§ **Written instruction**
Only a number is wanted: how many lines in these records contain the word "React"?
*** Source records ***
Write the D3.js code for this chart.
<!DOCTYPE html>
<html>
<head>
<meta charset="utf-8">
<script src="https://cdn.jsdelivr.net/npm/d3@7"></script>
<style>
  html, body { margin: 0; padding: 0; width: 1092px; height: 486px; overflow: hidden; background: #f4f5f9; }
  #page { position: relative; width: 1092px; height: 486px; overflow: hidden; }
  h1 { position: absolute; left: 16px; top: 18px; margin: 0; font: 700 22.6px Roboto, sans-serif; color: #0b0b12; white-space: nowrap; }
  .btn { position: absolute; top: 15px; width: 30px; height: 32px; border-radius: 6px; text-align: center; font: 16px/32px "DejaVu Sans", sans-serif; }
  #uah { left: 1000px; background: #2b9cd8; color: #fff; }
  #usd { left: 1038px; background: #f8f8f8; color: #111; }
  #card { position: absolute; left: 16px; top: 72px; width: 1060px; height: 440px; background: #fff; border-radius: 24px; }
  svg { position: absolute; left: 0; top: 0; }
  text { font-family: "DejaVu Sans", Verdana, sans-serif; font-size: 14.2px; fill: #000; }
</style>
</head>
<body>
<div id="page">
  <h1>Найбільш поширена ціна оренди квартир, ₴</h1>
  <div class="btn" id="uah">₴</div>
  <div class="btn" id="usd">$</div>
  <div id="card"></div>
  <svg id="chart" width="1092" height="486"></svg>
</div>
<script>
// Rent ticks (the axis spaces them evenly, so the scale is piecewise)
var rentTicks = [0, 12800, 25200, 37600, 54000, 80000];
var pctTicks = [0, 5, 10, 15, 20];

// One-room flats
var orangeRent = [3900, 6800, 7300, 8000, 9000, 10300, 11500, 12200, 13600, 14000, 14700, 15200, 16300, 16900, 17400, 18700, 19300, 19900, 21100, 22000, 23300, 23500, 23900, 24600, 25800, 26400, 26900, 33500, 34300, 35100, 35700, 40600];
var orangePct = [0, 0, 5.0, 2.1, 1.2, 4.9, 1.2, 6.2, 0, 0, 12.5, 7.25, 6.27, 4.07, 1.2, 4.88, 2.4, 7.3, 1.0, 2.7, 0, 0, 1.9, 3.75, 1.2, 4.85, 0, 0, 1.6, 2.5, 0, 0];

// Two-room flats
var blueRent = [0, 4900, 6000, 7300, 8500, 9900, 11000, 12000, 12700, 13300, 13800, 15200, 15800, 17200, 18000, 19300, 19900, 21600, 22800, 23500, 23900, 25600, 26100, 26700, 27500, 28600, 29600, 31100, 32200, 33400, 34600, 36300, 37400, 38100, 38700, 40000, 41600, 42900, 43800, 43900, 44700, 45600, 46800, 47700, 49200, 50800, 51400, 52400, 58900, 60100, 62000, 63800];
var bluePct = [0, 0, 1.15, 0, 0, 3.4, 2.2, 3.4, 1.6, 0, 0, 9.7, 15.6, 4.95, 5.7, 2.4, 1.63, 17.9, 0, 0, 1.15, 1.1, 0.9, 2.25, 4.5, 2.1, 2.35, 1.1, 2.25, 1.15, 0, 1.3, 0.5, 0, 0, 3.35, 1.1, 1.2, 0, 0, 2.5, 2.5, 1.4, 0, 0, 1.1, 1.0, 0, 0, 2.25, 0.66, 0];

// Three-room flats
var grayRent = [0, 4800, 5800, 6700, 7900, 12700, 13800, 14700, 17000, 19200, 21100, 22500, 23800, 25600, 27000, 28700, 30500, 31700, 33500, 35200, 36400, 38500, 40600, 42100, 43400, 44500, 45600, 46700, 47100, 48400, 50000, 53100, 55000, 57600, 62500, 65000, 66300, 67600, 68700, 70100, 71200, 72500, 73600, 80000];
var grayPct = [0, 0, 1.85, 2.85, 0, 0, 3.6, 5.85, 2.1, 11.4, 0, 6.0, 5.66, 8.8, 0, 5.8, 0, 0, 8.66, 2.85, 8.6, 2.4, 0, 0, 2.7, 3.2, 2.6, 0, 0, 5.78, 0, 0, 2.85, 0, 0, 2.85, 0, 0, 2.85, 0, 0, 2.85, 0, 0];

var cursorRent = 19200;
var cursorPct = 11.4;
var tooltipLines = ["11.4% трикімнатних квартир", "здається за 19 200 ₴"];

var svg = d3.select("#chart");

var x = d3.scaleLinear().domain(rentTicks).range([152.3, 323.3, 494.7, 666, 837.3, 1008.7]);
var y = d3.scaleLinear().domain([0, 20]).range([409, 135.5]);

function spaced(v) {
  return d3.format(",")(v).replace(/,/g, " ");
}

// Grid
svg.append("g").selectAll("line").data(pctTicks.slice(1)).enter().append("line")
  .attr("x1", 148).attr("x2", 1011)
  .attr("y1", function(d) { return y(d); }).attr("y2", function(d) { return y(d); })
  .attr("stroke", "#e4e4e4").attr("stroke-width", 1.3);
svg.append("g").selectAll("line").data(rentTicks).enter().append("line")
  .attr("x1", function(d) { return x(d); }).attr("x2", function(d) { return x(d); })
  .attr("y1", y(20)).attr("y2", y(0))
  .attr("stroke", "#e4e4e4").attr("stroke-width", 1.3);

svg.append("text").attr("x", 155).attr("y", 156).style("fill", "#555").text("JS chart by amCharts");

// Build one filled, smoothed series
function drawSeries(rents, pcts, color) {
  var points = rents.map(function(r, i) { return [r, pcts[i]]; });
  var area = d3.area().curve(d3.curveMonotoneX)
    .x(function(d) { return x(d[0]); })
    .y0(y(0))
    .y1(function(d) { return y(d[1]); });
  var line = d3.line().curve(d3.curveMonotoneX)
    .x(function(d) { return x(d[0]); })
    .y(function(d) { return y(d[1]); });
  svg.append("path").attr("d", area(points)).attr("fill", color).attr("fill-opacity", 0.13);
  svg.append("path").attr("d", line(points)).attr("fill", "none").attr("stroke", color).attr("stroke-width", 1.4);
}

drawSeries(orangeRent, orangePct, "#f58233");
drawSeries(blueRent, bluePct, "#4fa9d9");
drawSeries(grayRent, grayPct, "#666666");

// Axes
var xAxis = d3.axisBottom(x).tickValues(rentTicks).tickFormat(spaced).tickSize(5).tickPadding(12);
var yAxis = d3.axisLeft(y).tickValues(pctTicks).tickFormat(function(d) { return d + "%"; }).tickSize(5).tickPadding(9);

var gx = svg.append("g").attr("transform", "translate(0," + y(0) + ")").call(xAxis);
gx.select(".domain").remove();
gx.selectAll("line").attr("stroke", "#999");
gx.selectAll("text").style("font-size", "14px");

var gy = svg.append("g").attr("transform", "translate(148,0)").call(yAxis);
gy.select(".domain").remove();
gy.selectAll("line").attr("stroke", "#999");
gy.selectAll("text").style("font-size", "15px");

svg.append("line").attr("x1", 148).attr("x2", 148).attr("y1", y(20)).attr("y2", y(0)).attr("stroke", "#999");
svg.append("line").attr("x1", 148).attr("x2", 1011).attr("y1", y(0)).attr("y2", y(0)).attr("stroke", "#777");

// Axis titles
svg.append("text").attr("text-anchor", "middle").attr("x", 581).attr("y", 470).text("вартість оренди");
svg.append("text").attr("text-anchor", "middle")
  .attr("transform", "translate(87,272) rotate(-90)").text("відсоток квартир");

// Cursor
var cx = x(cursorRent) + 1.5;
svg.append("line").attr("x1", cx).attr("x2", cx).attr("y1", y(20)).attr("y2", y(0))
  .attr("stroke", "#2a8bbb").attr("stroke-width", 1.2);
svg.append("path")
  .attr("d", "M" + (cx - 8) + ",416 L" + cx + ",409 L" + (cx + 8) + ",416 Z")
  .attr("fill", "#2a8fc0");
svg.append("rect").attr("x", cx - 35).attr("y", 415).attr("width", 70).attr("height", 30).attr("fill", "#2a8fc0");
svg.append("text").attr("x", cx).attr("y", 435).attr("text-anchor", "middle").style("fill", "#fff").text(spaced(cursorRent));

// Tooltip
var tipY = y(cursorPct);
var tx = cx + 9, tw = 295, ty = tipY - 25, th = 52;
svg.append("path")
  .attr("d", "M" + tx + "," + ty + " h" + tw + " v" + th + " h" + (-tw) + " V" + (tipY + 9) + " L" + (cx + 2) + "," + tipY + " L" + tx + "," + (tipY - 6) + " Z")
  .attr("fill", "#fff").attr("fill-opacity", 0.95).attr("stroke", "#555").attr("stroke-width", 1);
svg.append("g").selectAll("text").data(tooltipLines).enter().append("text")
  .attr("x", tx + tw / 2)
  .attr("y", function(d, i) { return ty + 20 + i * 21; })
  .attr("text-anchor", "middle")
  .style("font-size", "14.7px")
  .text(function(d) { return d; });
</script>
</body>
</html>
***
*** Source records ***
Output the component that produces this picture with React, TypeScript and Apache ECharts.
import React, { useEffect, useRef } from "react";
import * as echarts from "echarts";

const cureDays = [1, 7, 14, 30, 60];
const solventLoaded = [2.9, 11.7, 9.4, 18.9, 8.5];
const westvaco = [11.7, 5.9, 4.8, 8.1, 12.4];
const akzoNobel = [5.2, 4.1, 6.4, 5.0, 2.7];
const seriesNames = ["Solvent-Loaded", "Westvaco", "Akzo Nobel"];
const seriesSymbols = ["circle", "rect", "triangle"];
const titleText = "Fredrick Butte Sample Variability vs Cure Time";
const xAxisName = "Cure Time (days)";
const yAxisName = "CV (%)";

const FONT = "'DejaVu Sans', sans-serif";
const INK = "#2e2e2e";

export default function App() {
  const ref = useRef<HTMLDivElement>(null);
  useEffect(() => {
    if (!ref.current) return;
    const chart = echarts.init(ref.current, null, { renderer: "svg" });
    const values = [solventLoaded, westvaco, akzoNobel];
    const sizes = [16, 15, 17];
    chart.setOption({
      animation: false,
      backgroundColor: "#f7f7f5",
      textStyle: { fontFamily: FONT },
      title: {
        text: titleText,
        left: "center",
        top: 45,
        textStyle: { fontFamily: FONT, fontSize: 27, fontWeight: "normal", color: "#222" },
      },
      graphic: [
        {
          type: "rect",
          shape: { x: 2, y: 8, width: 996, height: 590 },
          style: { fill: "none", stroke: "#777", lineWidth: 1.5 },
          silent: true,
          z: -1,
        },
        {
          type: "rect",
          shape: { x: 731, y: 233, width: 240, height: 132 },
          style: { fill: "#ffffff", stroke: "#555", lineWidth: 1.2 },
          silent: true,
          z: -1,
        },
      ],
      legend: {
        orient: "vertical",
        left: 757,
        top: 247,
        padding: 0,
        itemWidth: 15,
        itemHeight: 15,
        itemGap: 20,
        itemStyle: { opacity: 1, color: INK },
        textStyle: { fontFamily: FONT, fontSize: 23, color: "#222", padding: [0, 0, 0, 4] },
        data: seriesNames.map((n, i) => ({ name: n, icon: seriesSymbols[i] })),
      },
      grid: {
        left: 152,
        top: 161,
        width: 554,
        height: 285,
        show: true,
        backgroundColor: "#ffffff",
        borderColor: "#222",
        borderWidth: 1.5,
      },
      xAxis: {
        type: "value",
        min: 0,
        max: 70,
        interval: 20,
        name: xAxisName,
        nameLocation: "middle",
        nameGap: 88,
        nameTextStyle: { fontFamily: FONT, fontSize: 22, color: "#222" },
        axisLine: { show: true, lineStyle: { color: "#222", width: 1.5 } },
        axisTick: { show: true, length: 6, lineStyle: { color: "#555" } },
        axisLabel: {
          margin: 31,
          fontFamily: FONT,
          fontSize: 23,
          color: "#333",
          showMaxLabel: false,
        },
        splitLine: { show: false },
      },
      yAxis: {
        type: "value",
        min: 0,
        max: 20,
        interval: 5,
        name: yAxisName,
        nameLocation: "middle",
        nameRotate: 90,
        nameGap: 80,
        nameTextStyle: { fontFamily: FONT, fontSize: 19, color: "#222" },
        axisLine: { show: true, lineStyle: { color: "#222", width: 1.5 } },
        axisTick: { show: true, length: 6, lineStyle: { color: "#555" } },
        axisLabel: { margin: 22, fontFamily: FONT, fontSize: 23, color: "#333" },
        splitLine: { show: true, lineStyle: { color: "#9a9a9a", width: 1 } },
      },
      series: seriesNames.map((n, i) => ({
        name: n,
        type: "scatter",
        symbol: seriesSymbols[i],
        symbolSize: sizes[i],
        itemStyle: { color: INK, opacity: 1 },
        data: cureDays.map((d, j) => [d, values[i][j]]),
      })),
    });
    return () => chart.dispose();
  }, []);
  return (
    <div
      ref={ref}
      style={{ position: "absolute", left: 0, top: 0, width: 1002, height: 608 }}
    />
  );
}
***
*** Source records ***
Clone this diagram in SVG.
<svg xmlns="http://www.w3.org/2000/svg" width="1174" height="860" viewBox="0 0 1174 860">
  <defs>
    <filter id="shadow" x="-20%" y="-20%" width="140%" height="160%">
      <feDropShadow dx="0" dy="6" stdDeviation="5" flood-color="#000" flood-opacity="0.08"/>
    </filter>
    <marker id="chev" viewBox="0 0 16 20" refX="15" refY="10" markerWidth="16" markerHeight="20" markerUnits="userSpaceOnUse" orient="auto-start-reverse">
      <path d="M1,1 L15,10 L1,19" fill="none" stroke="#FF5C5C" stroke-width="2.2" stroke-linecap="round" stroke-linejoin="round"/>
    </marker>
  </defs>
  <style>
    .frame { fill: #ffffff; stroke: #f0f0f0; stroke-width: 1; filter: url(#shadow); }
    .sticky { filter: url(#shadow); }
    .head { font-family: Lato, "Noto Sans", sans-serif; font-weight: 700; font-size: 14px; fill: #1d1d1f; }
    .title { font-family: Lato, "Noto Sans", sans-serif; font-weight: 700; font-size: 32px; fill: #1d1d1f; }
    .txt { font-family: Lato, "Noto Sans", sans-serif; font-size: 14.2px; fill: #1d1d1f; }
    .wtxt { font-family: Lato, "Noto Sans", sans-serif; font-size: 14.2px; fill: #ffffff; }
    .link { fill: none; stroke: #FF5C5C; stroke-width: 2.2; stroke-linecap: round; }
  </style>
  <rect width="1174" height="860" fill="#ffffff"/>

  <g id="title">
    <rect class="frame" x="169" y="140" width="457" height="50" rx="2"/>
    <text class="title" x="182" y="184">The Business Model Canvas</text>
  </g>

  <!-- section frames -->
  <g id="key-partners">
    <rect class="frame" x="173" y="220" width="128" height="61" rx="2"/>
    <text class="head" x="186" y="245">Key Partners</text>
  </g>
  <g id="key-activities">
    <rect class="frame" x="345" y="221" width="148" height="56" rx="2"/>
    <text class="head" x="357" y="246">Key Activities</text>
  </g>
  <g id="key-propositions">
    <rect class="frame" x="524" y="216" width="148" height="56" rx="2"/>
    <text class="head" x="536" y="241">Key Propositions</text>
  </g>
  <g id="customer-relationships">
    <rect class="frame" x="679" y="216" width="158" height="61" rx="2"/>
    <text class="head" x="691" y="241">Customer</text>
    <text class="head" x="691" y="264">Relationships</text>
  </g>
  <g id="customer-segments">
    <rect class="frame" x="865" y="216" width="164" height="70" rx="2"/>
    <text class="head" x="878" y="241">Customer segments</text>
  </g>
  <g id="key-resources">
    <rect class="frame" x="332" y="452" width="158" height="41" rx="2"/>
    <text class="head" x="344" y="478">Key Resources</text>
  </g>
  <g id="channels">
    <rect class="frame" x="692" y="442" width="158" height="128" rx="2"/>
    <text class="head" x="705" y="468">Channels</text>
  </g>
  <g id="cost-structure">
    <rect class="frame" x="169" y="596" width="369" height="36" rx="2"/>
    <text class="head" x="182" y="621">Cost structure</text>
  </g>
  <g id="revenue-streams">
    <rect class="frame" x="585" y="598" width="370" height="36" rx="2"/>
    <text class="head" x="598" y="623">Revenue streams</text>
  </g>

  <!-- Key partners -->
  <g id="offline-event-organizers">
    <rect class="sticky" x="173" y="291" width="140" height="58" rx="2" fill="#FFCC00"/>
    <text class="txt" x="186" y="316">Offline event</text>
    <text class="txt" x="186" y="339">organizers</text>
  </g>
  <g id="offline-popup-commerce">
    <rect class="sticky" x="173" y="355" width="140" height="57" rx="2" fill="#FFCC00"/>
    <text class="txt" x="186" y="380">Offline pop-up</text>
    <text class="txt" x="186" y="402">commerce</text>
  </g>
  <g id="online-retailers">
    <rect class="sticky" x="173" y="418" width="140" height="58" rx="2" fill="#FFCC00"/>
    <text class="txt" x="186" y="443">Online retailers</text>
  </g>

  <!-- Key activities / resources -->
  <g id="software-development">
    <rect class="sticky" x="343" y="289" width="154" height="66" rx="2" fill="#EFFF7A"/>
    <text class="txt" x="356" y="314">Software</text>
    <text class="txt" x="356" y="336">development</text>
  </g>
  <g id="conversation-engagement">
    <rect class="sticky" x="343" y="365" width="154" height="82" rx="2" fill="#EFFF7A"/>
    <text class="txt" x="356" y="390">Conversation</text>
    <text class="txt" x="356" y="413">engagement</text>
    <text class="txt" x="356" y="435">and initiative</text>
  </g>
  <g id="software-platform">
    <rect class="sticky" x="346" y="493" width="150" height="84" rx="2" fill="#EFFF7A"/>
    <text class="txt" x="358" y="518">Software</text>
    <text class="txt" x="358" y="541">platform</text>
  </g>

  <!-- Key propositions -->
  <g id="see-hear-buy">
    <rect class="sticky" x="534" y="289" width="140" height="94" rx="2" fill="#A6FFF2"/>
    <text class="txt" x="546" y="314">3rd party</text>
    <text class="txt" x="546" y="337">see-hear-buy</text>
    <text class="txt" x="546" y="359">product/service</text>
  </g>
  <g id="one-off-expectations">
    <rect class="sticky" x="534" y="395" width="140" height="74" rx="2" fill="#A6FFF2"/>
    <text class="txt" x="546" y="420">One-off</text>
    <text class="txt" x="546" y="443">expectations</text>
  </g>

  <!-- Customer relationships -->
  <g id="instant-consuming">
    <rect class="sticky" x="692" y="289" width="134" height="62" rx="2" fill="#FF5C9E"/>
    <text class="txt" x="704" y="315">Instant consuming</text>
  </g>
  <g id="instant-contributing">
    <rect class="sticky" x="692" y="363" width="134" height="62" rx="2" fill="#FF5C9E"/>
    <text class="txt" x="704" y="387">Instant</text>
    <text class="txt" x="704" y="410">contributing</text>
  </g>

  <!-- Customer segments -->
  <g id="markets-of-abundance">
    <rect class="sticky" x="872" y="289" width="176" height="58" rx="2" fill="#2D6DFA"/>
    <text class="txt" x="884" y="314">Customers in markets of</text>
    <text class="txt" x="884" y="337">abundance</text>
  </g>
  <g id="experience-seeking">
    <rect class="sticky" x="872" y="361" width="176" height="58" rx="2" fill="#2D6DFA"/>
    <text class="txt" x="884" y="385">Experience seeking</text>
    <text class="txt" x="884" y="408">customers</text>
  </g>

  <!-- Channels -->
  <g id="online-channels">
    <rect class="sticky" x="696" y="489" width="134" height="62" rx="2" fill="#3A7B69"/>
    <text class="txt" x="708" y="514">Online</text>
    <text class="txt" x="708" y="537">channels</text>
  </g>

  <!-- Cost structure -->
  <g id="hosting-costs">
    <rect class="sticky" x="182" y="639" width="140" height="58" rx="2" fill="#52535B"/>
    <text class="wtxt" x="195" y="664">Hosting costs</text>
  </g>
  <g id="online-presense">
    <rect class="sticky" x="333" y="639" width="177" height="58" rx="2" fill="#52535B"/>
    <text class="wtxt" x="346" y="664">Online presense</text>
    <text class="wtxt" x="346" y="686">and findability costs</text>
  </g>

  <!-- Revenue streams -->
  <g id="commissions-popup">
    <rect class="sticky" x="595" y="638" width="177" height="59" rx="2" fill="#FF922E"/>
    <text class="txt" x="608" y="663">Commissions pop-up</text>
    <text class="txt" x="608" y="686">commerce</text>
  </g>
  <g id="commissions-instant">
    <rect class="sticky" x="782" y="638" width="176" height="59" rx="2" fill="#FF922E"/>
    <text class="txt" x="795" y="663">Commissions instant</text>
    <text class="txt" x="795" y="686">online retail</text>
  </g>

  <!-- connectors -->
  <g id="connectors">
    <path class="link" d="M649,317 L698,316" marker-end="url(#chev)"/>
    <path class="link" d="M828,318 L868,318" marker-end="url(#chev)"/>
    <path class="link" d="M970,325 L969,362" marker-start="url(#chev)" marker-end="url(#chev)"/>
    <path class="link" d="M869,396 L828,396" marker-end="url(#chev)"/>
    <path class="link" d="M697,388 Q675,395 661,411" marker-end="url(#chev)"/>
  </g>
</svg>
***
§ **Solution for this task**
2